Now all hunts have to registered, supervised and all hunters within the hunting group must wear fluorescent jackets. Also to protect the wildlife, only certain animals can be shot and only at certain times of the year. The result, the forests are filling up with wildlife again and we can once again hear the sound of song birds.

Each animal has its own “chasse” dates from 20th September to 28th February for deer, 15th August to 28th February for wild boar, 20th September to 13th December for hare east of Saône, 11th October to 13th December for hare west of the Saône  and for pheasant and other game birds 20th September to 31st December, no hunting when there is snow and the local paper reminded hunters that racing pigeons are not wild animals and are protected by the law! However, the Chasse supplement of the local paper did not mention the dates for the most hunted animal in Burgundy. Fortunately during our picnic at Cluny’s Ouvrez les Portes a couple of weeks ago, we were given those dates as well. From the 1st of July until mid February you can hunt snails!
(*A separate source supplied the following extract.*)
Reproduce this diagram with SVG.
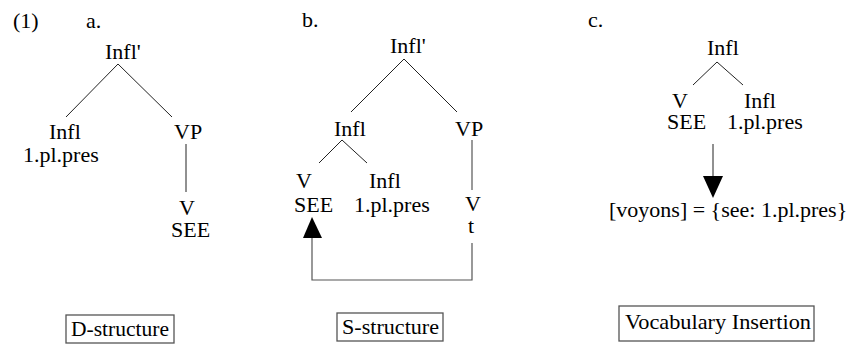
<svg xmlns="http://www.w3.org/2000/svg" width="848" height="344" viewBox="0 0 848 344" font-family="'Liberation Serif', 'DejaVu Serif', serif">
<style>
text{font-family:'Liberation Serif','DejaVu Serif',serif;font-size:22px;fill:#000}
.e{stroke:#222;stroke-width:1;fill:none}
.m{stroke:#555;stroke-width:1.2;fill:none}
.b{stroke:#555;stroke-width:1.3;fill:#fff}
.h{fill:#000}
</style>
<g id="labels">
<text x="13" y="28">(1)</text>
<text x="86" y="28">a.</text>
<text x="302" y="27">b.</text>
<text x="588" y="27">c.</text>
</g>
<g id="connectors">
<line class="e" x1="118" y1="64" x2="66" y2="117"/>
<line class="e" x1="118" y1="64" x2="172" y2="117"/>
<line class="e" x1="186" y1="144" x2="186" y2="192"/>
<line class="e" x1="404" y1="59" x2="351" y2="112"/>
<line class="e" x1="404" y1="59" x2="457" y2="112"/>
<line class="e" x1="342" y1="140" x2="319" y2="163"/>
<line class="e" x1="342" y1="140" x2="367" y2="163"/>
<line class="m" x1="472" y1="140" x2="472" y2="190"/>
<polyline class="m" points="472,243 472,280 312,280 312,237"/>
<polygon class="h" points="312,217 303,238 322,238"/>
<line class="e" x1="713" y1="144" x2="713" y2="178"/>
<polygon class="h" points="713,198 703,176 723,176"/>
<line class="e" x1="717" y1="62" x2="693" y2="85"/>
<line class="e" x1="717" y1="62" x2="743" y2="85"/>
</g>
<g id="tree-a">
<text x="105" y="59">Infl'</text>
<text x="49" y="139">Infl</text>
<text x="23" y="162">1.pl.pres</text>
<text x="174" y="139">VP</text>
<text x="179" y="215">V</text>
<text x="171" y="237">SEE</text>
</g>
<g id="tree-b">
<text x="390" y="53">Infl'</text>
<text x="334" y="136">Infl</text>
<text x="455" y="136">VP</text>
<text x="296" y="188">V</text>
<text x="294" y="212">SEE</text>
<text x="369" y="188">Infl</text>
<text x="354" y="212">1.pl.pres</text>
<text x="465" y="211">V</text>
<text x="468" y="233">t</text>
</g>
<g id="tree-c">
<text x="707" y="55">Infl</text>
<text x="672" y="108">V</text>
<text x="744" y="108">Infl</text>
<text x="667" y="129">SEE</text>
<text x="727" y="129">1.pl.pres</text>
<text x="609" y="217">[voyons] = {see: 1.pl.pres}</text>
</g>
<g id="box-d">
<rect class="b" x="66" y="315" width="108" height="28"/>
<text x="71" y="336" textLength="98" lengthAdjust="spacingAndGlyphs">D-structure</text>
</g>
<g id="box-s">
<rect class="b" x="337" y="313" width="106" height="28"/>
<text x="342" y="334" textLength="97" lengthAdjust="spacingAndGlyphs">S-structure</text>
</g>
<g id="box-v">
<rect class="b" x="619" y="306" width="195" height="35"/>
<text x="625" y="329" textLength="186" lengthAdjust="spacingAndGlyphs">Vocabulary Insertion</text>
</g>
</svg>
 On the 20th of September (coincidently my birthday), we had to sort out a chasse of our own. It was a drizzly day but worse than that, the toilet in one of the gites had given up the ghost, the chasse (flushing mechanism) needed replacing and with guests arriving that evening, time was of the essence. After lots of water on the floor, lots of cursing and two tons of silicon we had a leak free chasse, just in time for the new guests.

One toilet fixed only three more to go. The start of the chasse season has now taken on a whole new meaning.